• STATED GOAL
Copy everything in the listing below word for word, apart from any images.

• PROVIDED DATA
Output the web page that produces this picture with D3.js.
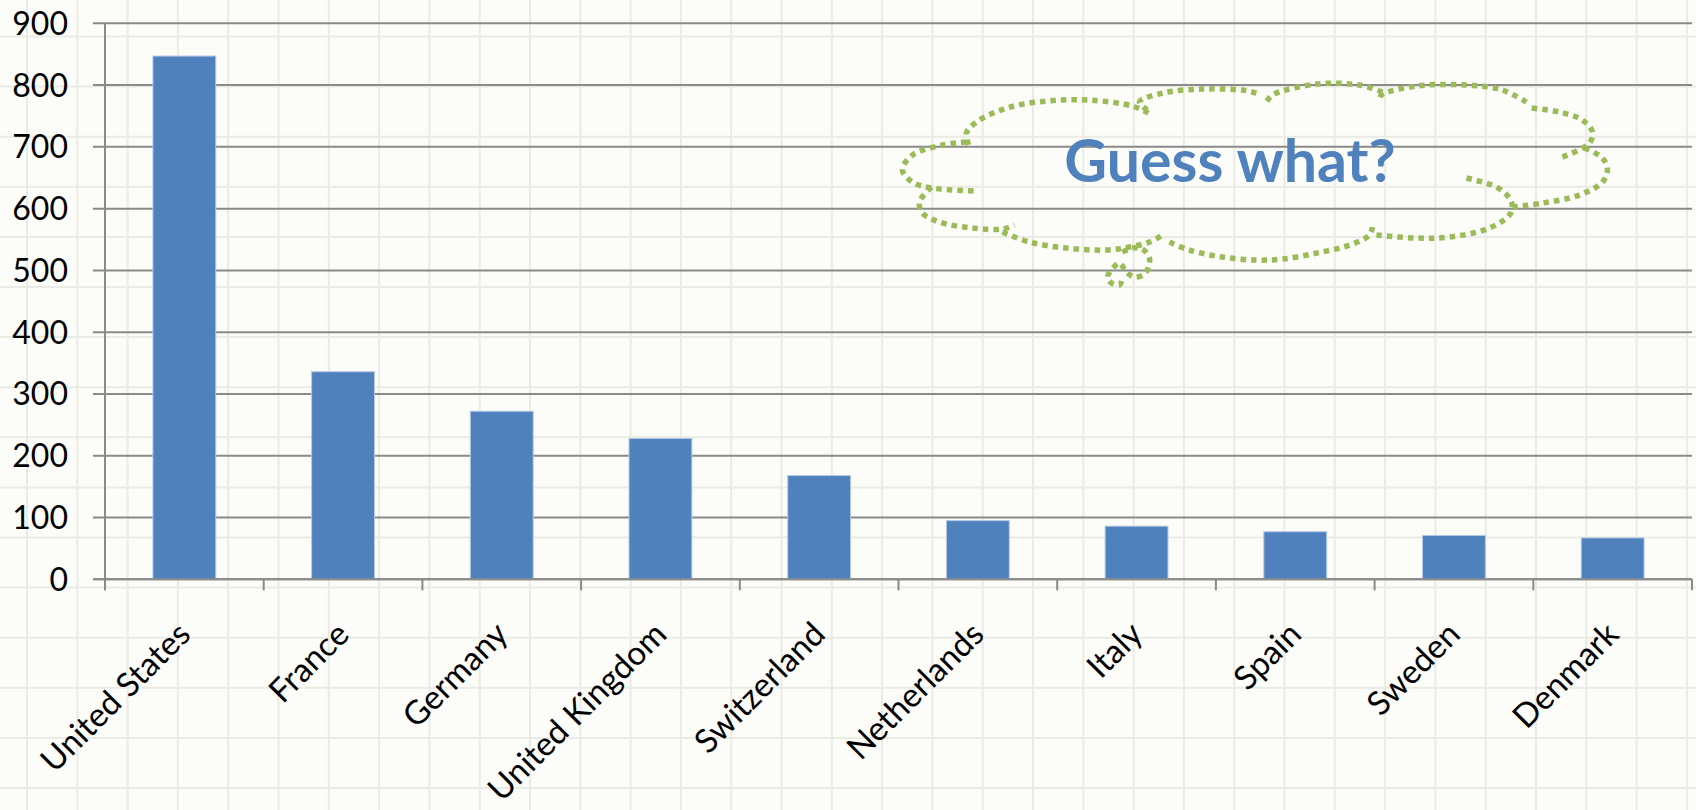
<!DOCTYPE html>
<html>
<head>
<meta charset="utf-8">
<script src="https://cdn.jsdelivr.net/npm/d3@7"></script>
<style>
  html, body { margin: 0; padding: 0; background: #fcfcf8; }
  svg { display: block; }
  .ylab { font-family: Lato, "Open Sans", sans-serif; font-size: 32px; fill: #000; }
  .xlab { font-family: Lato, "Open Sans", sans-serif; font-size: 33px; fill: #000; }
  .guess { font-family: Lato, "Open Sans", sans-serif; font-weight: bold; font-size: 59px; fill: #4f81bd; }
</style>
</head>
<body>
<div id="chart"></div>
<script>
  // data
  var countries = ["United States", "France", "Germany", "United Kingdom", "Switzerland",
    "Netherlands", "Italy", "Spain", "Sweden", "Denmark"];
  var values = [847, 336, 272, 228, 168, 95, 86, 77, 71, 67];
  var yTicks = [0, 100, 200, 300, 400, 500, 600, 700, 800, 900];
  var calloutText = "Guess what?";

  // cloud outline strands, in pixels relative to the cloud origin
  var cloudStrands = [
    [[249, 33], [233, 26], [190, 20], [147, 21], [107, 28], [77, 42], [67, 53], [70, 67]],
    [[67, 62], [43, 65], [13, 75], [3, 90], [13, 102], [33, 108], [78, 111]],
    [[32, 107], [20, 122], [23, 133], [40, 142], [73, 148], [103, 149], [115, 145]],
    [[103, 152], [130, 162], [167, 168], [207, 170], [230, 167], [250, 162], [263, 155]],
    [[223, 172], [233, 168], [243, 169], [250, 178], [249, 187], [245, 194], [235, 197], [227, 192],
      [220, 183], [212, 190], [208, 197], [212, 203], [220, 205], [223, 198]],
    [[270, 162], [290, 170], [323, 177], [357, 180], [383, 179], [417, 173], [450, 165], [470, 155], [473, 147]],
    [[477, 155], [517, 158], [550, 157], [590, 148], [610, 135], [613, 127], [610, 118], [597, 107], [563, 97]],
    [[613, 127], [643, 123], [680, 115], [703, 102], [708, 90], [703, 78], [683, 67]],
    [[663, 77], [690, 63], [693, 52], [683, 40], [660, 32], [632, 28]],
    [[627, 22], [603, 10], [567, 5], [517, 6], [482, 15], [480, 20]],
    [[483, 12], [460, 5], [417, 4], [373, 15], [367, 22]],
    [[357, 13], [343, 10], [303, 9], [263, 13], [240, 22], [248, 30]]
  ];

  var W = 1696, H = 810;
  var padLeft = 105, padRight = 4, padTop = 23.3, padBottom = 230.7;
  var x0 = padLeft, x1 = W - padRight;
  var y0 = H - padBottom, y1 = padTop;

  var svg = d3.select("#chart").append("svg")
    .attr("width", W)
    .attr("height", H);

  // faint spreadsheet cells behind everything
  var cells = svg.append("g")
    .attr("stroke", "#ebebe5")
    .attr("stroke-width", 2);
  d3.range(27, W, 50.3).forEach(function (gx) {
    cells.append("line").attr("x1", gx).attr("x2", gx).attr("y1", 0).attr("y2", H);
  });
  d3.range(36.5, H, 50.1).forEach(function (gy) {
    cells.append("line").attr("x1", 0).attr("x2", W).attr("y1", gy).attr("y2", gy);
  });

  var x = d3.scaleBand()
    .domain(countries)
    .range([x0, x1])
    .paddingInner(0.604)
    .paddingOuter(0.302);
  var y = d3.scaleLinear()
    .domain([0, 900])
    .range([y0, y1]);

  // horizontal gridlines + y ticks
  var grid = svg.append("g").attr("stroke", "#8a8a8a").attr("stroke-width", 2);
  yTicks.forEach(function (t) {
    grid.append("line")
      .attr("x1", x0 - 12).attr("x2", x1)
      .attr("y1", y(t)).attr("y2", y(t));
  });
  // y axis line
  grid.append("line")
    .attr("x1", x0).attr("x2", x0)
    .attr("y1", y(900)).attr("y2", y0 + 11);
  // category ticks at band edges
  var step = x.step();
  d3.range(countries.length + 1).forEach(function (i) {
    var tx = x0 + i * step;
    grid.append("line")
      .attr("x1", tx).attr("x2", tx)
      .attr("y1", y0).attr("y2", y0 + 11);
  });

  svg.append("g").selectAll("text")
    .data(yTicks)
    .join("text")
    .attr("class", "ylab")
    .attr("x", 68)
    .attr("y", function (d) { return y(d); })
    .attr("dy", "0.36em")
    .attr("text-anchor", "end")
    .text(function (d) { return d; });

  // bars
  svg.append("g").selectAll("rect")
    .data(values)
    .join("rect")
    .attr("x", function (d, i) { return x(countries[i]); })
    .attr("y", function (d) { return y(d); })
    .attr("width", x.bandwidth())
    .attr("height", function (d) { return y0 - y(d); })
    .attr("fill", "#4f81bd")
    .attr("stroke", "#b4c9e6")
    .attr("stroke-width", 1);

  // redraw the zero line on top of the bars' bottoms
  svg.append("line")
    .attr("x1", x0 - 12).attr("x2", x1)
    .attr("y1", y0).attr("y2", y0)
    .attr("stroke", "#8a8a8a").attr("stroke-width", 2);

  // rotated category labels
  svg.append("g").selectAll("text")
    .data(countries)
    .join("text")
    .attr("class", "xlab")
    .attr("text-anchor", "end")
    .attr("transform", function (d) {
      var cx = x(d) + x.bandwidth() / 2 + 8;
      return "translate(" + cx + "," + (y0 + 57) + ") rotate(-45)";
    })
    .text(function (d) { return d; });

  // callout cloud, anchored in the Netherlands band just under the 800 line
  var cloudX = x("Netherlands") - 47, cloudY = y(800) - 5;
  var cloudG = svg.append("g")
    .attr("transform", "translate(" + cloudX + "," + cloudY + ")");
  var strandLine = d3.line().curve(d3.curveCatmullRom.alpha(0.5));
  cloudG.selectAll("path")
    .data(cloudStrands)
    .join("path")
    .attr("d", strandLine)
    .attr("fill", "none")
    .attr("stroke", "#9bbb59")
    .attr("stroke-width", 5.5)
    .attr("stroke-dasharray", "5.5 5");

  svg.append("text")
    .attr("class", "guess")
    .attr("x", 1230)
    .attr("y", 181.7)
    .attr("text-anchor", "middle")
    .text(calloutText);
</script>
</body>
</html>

• WRITTEN RESPONSE
Output the web page that produces this picture with D3.js.
<!DOCTYPE html>
<html>
<head>
<meta charset="utf-8">
<script src="https://cdn.jsdelivr.net/npm/d3@7"></script>
<style>
  html, body { margin: 0; padding: 0; background: #fcfcf8; }
  svg { display: block; }
  .ylab { font-family: Lato, "Open Sans", sans-serif; font-size: 32px; fill: #000; }
  .xlab { font-family: Lato, "Open Sans", sans-serif; font-size: 33px; fill: #000; }
  .guess { font-family: Lato, "Open Sans", sans-serif; font-weight: bold; font-size: 59px; fill: #4f81bd; }
</style>
</head>
<body>
<div id="chart"></div>
<script>
  // data
  var countries = ["United States", "France", "Germany", "United Kingdom", "Switzerland",
    "Netherlands", "Italy", "Spain", "Sweden", "Denmark"];
  var values = [847, 336, 272, 228, 168, 95, 86, 77, 71, 67];
  var yTicks = [0, 100, 200, 300, 400, 500, 600, 700, 800, 900];
  var calloutText = "Guess what?";

  // cloud outline strands, in pixels relative to the cloud origin
  var cloudStrands = [
    [[249, 33], [233, 26], [190, 20], [147, 21], [107, 28], [77, 42], [67, 53], [70, 67]],
    [[67, 62], [43, 65], [13, 75], [3, 90], [13, 102], [33, 108], [78, 111]],
    [[32, 107], [20, 122], [23, 133], [40, 142], [73, 148], [103, 149], [115, 145]],
    [[103, 152], [130, 162], [167, 168], [207, 170], [230, 167], [250, 162], [263, 155]],
    [[223, 172], [233, 168], [243, 169], [250, 178], [249, 187], [245, 194], [235, 197], [227, 192],
      [220, 183], [212, 190], [208, 197], [212, 203], [220, 205], [223, 198]],
    [[270, 162], [290, 170], [323, 177], [357, 180], [383, 179], [417, 173], [450, 165], [470, 155], [473, 147]],
    [[477, 155], [517, 158], [550, 157], [590, 148], [610, 135], [613, 127], [610, 118], [597, 107], [563, 97]],
    [[613, 127], [643, 123], [680, 115], [703, 102], [708, 90], [703, 78], [683, 67]],
    [[663, 77], [690, 63], [693, 52], [683, 40], [660, 32], [632, 28]],
    [[627, 22], [603, 10], [567, 5], [517, 6], [482, 15], [480, 20]],
    [[483, 12], [460, 5], [417, 4], [373, 15], [367, 22]],
    [[357, 13], [343, 10], [303, 9], [263, 13], [240, 22], [248, 30]]
  ];

  var W = 1696, H = 810;
  var padLeft = 105, padRight = 4, padTop = 23.3, padBottom = 230.7;
  var x0 = padLeft, x1 = W - padRight;
  var y0 = H - padBottom, y1 = padTop;

  var svg = d3.select("#chart").append("svg")
    .attr("width", W)
    .attr("height", H);

  // faint spreadsheet cells behind everything
  var cells = svg.append("g")
    .attr("stroke", "#ebebe5")
    .attr("stroke-width", 2);
  d3.range(27, W, 50.3).forEach(function (gx) {
    cells.append("line").attr("x1", gx).attr("x2", gx).attr("y1", 0).attr("y2", H);
  });
  d3.range(36.5, H, 50.1).forEach(function (gy) {
    cells.append("line").attr("x1", 0).attr("x2", W).attr("y1", gy).attr("y2", gy);
  });

  var x = d3.scaleBand()
    .domain(countries)
    .range([x0, x1])
    .paddingInner(0.604)
    .paddingOuter(0.302);
  var y = d3.scaleLinear()
    .domain([0, 900])
    .range([y0, y1]);

  // horizontal gridlines + y ticks
  var grid = svg.append("g").attr("stroke", "#8a8a8a").attr("stroke-width", 2);
  yTicks.forEach(function (t) {
    grid.append("line")
      .attr("x1", x0 - 12).attr("x2", x1)
      .attr("y1", y(t)).attr("y2", y(t));
  });
  // y axis line
  grid.append("line")
    .attr("x1", x0).attr("x2", x0)
    .attr("y1", y(900)).attr("y2", y0 + 11);
  // category ticks at band edges
  var step = x.step();
  d3.range(countries.length + 1).forEach(function (i) {
    var tx = x0 + i * step;
    grid.append("line")
      .attr("x1", tx).attr("x2", tx)
      .attr("y1", y0).attr("y2", y0 + 11);
  });

  svg.append("g").selectAll("text")
    .data(yTicks)
    .join("text")
    .attr("class", "ylab")
    .attr("x", 68)
    .attr("y", function (d) { return y(d); })
    .attr("dy", "0.36em")
    .attr("text-anchor", "end")
    .text(function (d) { return d; });

  // bars
  svg.append("g").selectAll("rect")
    .data(values)
    .join("rect")
    .attr("x", function (d, i) { return x(countries[i]); })
    .attr("y", function (d) { return y(d); })
    .attr("width", x.bandwidth())
    .attr("height", function (d) { return y0 - y(d); })
    .attr("fill", "#4f81bd")
    .attr("stroke", "#b4c9e6")
    .attr("stroke-width", 1);

  // redraw the zero line on top of the bars' bottoms
  svg.append("line")
    .attr("x1", x0 - 12).attr("x2", x1)
    .attr("y1", y0).attr("y2", y0)
    .attr("stroke", "#8a8a8a").attr("stroke-width", 2);

  // rotated category labels
  svg.append("g").selectAll("text")
    .data(countries)
    .join("text")
    .attr("class", "xlab")
    .attr("text-anchor", "end")
    .attr("transform", function (d) {
      var cx = x(d) + x.bandwidth() / 2 + 8;
      return "translate(" + cx + "," + (y0 + 57) + ") rotate(-45)";
    })
    .text(function (d) { return d; });

  // callout cloud, anchored in the Netherlands band just under the 800 line
  var cloudX = x("Netherlands") - 47, cloudY = y(800) - 5;
  var cloudG = svg.append("g")
    .attr("transform", "translate(" + cloudX + "," + cloudY + ")");
  var strandLine = d3.line().curve(d3.curveCatmullRom.alpha(0.5));
  cloudG.selectAll("path")
    .data(cloudStrands)
    .join("path")
    .attr("d", strandLine)
    .attr("fill", "none")
    .attr("stroke", "#9bbb59")
    .attr("stroke-width", 5.5)
    .attr("stroke-dasharray", "5.5 5");

  svg.append("text")
    .attr("class", "guess")
    .attr("x", 1230)
    .attr("y", 181.7)
    .attr("text-anchor", "middle")
    .text(calloutText);
</script>
</body>
</html>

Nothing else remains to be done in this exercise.